We can analyse the distribution of the annotator’s class labels over the feature spaces. A corresponding graph for the annotator \(a_2\) is given below.
[9]:
std_annot.plot_class_labels(X=X, y_true=y_true, annotator_ids=[2])
plt.tight_layout()
plt.show()
To create these graphs, you have to specify the samples X to be plotted.
If you want to see the correctness of a prediction, you have to provide the true class labels y_true of these samples. A false prediction is indicated by a cross and a correct prediction is indicated by a circle.
To plot the confidences, set plot_confidences=True. As a result, the plotted samples have different sizes, which are proportional to the confidence scores of the corresponding class labels.
Confidence Noise¶
Most simulations provide the true confidence scores for the class labels provided by the annotators.
However, to test methods that rely on such confidence scores, it may be interesting how noise affects their performances.

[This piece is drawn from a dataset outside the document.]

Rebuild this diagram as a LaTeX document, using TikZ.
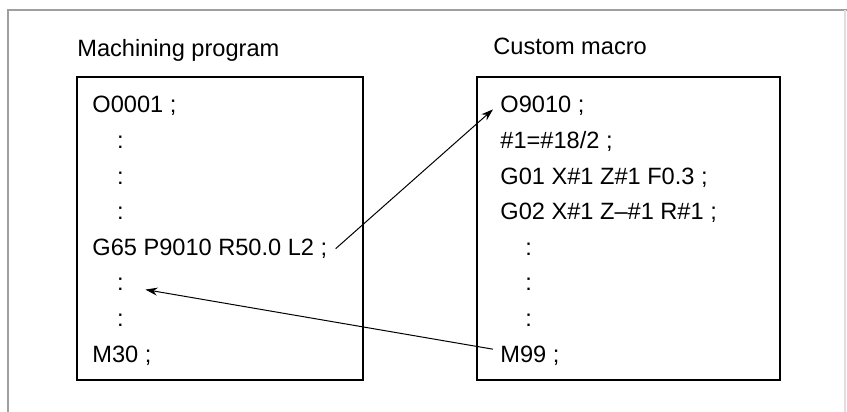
\documentclass[tikz,border=0pt]{standalone}
\usepackage{fontspec}
\setmainfont{Liberation Sans}
\usetikzlibrary{arrows.meta}

\begin{document}
\begin{tikzpicture}[
        x=0.5pt, y=0.5pt,
        every node/.style={font=\fontsize{11.8pt}{14pt}\selectfont, inner sep=0pt, anchor=base west},
        listing/.style={draw, line width=1.2pt},
        frame/.style={draw=gray!75, line width=0.8pt},
        arrow/.style={-{Stealth[length=6pt, width=4pt]}, line width=0.5pt}
    ]
    \useasboundingbox (0,0) rectangle (847,412);
%
    \draw[frame] (8,0) -- (8,402) -- (847,402);
    \draw[frame, draw=gray!25] (845,402) -- (845,0);
%
    \node (prog) at (77,355) {Machining program};
    \node (macro) at (493,357.5) {Custom macro};
    \draw[listing] (77,32) rectangle (363,335);
    \draw[listing] (477,32) rectangle (780,335);
%
    \node (p1) at (92,299) {O0001 ;};
    \node (p2) at (116.7,263.4) {:};
    \node (p3) at (116.7,227.8) {:};
    \node (p4) at (116.7,192.2) {:};
    \node (p5) at (92,156.6) {G65 P9010 R50.0 L2 ;};
    \node (p6) at (116.7,121) {:};
    \node (p7) at (116.7,85.4) {:};
    \node (p8) at (92,49.8) {M30 ;};
%
    \node (m1) at (500,299) {O9010 ;};
    \node (m2) at (500,263.4) {\#1=\#18/2 ;};
    \node (m3) at (500,227.8) {G01 X\#1 Z\#1 F0.3 ;};
    \node (m4) at (500,192.2) {G02 X\#1 Z–\#1 R\#1 ;};
    \node (m5) at (525,156.6) {:};
    \node (m6) at (525,121) {:};
    \node (m7) at (525,85.4) {:};
    \node (m8) at (500,49.8) {M99 ;};
%
    \draw[arrow] ([xshift=4pt]p5.east) -- ([xshift=-3.5pt, yshift=1.8pt]m1.base west);
    \draw[arrow] ([xshift=-3.5pt, yshift=6.5pt]m8.base west) -- ([xshift=10.7pt, yshift=0.7pt]p6.base east);
%
\end{tikzpicture}
\end{document}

Hence, noise can be added to confidence scores. This is also especially important, if you aim at simulating annotators with a poor self-assessment.
[10]:
std_annot_noise = StandardAnnot(X=X, Y=Y, C=C.copy(),
confidence_noise=[0.6]*n_annotators)
print('The confidences C and the C_ of the annotators are unequal: '
+str(not np.array_equiv(C, std_annot_noise.C_)))
The confidences C and the C_ of the annotators are unequal: True
The original confidence scores are altered by adding noise sampled from \(U(-0.6, 0.6)\) for each annotator. This is defined by the confidence_noise array. The entry confidence_noise[i] = r defines the noise sampling distribution \(U(-r, r)\) of annotator \(a_i\).